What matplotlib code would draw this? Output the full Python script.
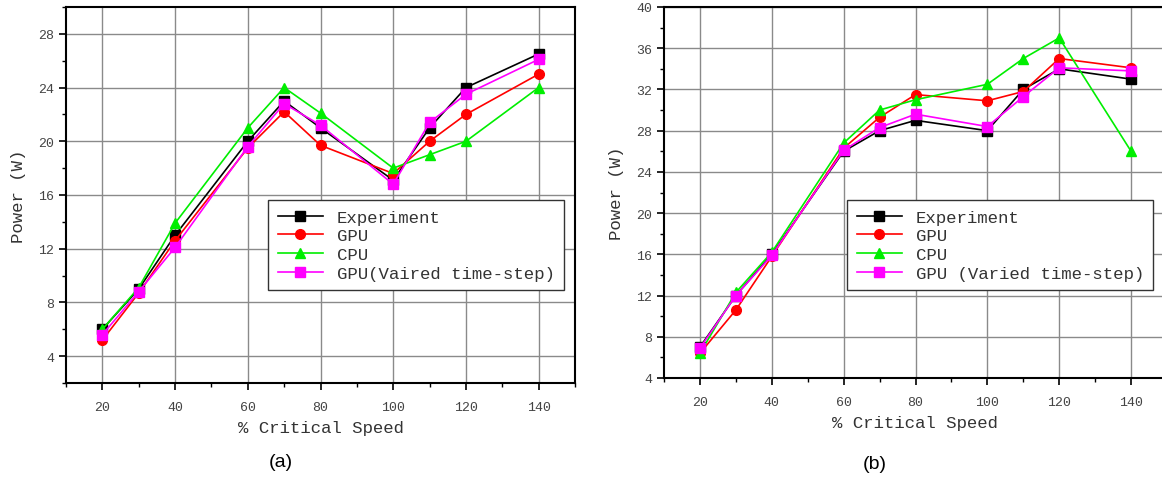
import matplotlib
matplotlib.use('Agg')
import matplotlib.pyplot as plt
from matplotlib.ticker import MultipleLocator

# % critical speed (shared by both panels)
SPEED = [20, 30, 40, 60, 70, 80, 100, 110, 120, 140]

# panel (a)
A_EXPERIMENT = [6.0, 9.0, 13.0, 20.0, 23.0, 21.0, 17.1, 21.0, 24.0, 26.5]
A_GPU        = [5.2, 8.7, 12.6, 19.5, 22.2, 19.7, 17.6, 20.0, 22.0, 25.0]
A_CPU        = [6.0, 9.1, 13.9, 21.0, 24.0, 22.1, 18.0, 19.0, 20.0, 24.0]
A_GPU_VAR    = [5.6, 8.8, 12.1, 19.6, 22.8, 21.2, 16.8, 21.4, 23.5, 26.1]

# panel (b)
B_EXPERIMENT = [7.0, 12.0, 16.0, 26.0, 28.0, 29.0, 28.0, 32.0, 34.0, 33.0]
B_GPU        = [6.4, 10.6, 15.8, 26.3, 29.3, 31.5, 30.9, 31.8, 35.0, 34.1]
B_CPU        = [6.4, 12.3, 16.2, 26.8, 30.0, 31.0, 32.5, 35.0, 37.0, 26.0]
B_GPU_VAR    = [6.9, 12.0, 15.9, 26.1, 28.3, 29.6, 28.4, 31.3, 34.1, 33.8]

A_LABELS = ['Experiment', 'GPU', 'CPU', 'GPU(Vaired time-step)']
B_LABELS = ['Experiment', 'GPU', 'CPU', 'GPU (Varied time-step)']

STYLES = [('black', 's'), ('#FF0000', 'o'), ('#00EE00', '^'), ('#FF00FF', 's')]
MONO = 'Liberation Mono'
TICK_COLOR = '#444444'

W, H = 1162, 481


def draw_panel(ax, series, labels, ylim, legend_xy, tag, tag_xy):
    for vals, lab, (col, mk) in zip(series, labels, STYLES):
        ax.plot(SPEED, vals, color=col, marker=mk, markersize=7,
                linewidth=1.2, label=lab, zorder=3)

    ax.set_xlim(10, 150)
    ax.set_ylim(*ylim)
    ax.xaxis.set_major_locator(MultipleLocator(20))
    ax.xaxis.set_minor_locator(MultipleLocator(10))
    ax.yaxis.set_major_locator(MultipleLocator(4))
    ax.yaxis.set_minor_locator(MultipleLocator(2))
    ax.grid(True, which='major', color='#8a8a8a', linewidth=1.0)

    ax.tick_params(which='major', direction='out', length=5, width=1.2,
                   labelsize=9.5, labelcolor=TICK_COLOR)
    ax.tick_params(axis='x', which='major', pad=8)
    ax.tick_params(which='minor', direction='out', length=3, width=1.0)
    for lbl in ax.get_xticklabels() + ax.get_yticklabels():
        lbl.set_family(MONO)
    for sp in ax.spines.values():
        sp.set_linewidth(1.5)
        sp.set_color('black')

    ax.set_xlabel('% Critical Speed', family=MONO, fontsize=12.5,
                  color='#333333', labelpad=5)
    ax.set_ylabel('Power (W)', family=MONO, fontsize=12.5,
                  color='#333333', labelpad=9)

    leg = ax.legend(loc='upper left',
                    bbox_to_anchor=(legend_xy[0] / W, 1 - legend_xy[1] / H),
                    bbox_transform=ax.figure.transFigure,
                    prop={'family': MONO, 'size': 12.5},
                    frameon=True, fancybox=False, framealpha=1,
                    edgecolor='#333333', borderpad=0.55, labelspacing=0.2,
                    handlelength=2.6, handletextpad=0.8, borderaxespad=0)
    leg.get_frame().set_linewidth(1.0)
    for t in leg.get_texts():
        t.set_color('#333333')

    ax.figure.text(tag_xy[0] / W, 1 - tag_xy[1] / H, tag,
                   family='Liberation Sans', fontsize=14,
                   ha='center', va='center')


fig = plt.figure(figsize=(W / 100, H / 100), dpi=100)

ax_a = fig.add_axes([66 / W, 1 - 384 / H, (575 - 66) / W, (384 - 8) / H])
ax_b = fig.add_axes([664 / W, 1 - 379 / H, (1167 - 664) / W, (379 - 8) / H])

draw_panel(ax_a, [A_EXPERIMENT, A_GPU, A_CPU, A_GPU_VAR], A_LABELS,
           (2, 30), (268, 201), '(a)', (281, 463))
draw_panel(ax_b, [B_EXPERIMENT, B_GPU, B_CPU, B_GPU_VAR], B_LABELS,
           (4, 40), (847, 201), '(b)', (875, 465))

fig.savefig('out.png', dpi=100)
plt.close(fig)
____
### Stated exercise
Retype the whole listing, keeping every line identical and omitting all pictures.

### Exercise answer
What matplotlib code would draw this? Output the full Python script.
import matplotlib
matplotlib.use('Agg')
import matplotlib.pyplot as plt
from matplotlib.ticker import MultipleLocator

# % critical speed (shared by both panels)
SPEED = [20, 30, 40, 60, 70, 80, 100, 110, 120, 140]

# panel (a)
A_EXPERIMENT = [6.0, 9.0, 13.0, 20.0, 23.0, 21.0, 17.1, 21.0, 24.0, 26.5]
A_GPU        = [5.2, 8.7, 12.6, 19.5, 22.2, 19.7, 17.6, 20.0, 22.0, 25.0]
A_CPU        = [6.0, 9.1, 13.9, 21.0, 24.0, 22.1, 18.0, 19.0, 20.0, 24.0]
A_GPU_VAR    = [5.6, 8.8, 12.1, 19.6, 22.8, 21.2, 16.8, 21.4, 23.5, 26.1]

# panel (b)
B_EXPERIMENT = [7.0, 12.0, 16.0, 26.0, 28.0, 29.0, 28.0, 32.0, 34.0, 33.0]
B_GPU        = [6.4, 10.6, 15.8, 26.3, 29.3, 31.5, 30.9, 31.8, 35.0, 34.1]
B_CPU        = [6.4, 12.3, 16.2, 26.8, 30.0, 31.0, 32.5, 35.0, 37.0, 26.0]
B_GPU_VAR    = [6.9, 12.0, 15.9, 26.1, 28.3, 29.6, 28.4, 31.3, 34.1, 33.8]

A_LABELS = ['Experiment', 'GPU', 'CPU', 'GPU(Vaired time-step)']
B_LABELS = ['Experiment', 'GPU', 'CPU', 'GPU (Varied time-step)']

STYLES = [('black', 's'), ('#FF0000', 'o'), ('#00EE00', '^'), ('#FF00FF', 's')]
MONO = 'Liberation Mono'
TICK_COLOR = '#444444'

W, H = 1162, 481


def draw_panel(ax, series, labels, ylim, legend_xy, tag, tag_xy):
    for vals, lab, (col, mk) in zip(series, labels, STYLES):
        ax.plot(SPEED, vals, color=col, marker=mk, markersize=7,
                linewidth=1.2, label=lab, zorder=3)

    ax.set_xlim(10, 150)
    ax.set_ylim(*ylim)
    ax.xaxis.set_major_locator(MultipleLocator(20))
    ax.xaxis.set_minor_locator(MultipleLocator(10))
    ax.yaxis.set_major_locator(MultipleLocator(4))
    ax.yaxis.set_minor_locator(MultipleLocator(2))
    ax.grid(True, which='major', color='#8a8a8a', linewidth=1.0)

    ax.tick_params(which='major', direction='out', length=5, width=1.2,
                   labelsize=9.5, labelcolor=TICK_COLOR)
    ax.tick_params(axis='x', which='major', pad=8)
    ax.tick_params(which='minor', direction='out', length=3, width=1.0)
    for lbl in ax.get_xticklabels() + ax.get_yticklabels():
        lbl.set_family(MONO)
    for sp in ax.spines.values():
        sp.set_linewidth(1.5)
        sp.set_color('black')

    ax.set_xlabel('% Critical Speed', family=MONO, fontsize=12.5,
                  color='#333333', labelpad=5)
    ax.set_ylabel('Power (W)', family=MONO, fontsize=12.5,
                  color='#333333', labelpad=9)

    leg = ax.legend(loc='upper left',
                    bbox_to_anchor=(legend_xy[0] / W, 1 - legend_xy[1] / H),
                    bbox_transform=ax.figure.transFigure,
                    prop={'family': MONO, 'size': 12.5},
                    frameon=True, fancybox=False, framealpha=1,
                    edgecolor='#333333', borderpad=0.55, labelspacing=0.2,
                    handlelength=2.6, handletextpad=0.8, borderaxespad=0)
    leg.get_frame().set_linewidth(1.0)
    for t in leg.get_texts():
        t.set_color('#333333')

    ax.figure.text(tag_xy[0] / W, 1 - tag_xy[1] / H, tag,
                   family='Liberation Sans', fontsize=14,
                   ha='center', va='center')


fig = plt.figure(figsize=(W / 100, H / 100), dpi=100)

ax_a = fig.add_axes([66 / W, 1 - 384 / H, (575 - 66) / W, (384 - 8) / H])
ax_b = fig.add_axes([664 / W, 1 - 379 / H, (1167 - 664) / W, (379 - 8) / H])

draw_panel(ax_a, [A_EXPERIMENT, A_GPU, A_CPU, A_GPU_VAR], A_LABELS,
           (2, 30), (268, 201), '(a)', (281, 463))
draw_panel(ax_b, [B_EXPERIMENT, B_GPU, B_CPU, B_GPU_VAR], B_LABELS,
           (4, 40), (847, 201), '(b)', (875, 465))

fig.savefig('out.png', dpi=100)
plt.close(fig)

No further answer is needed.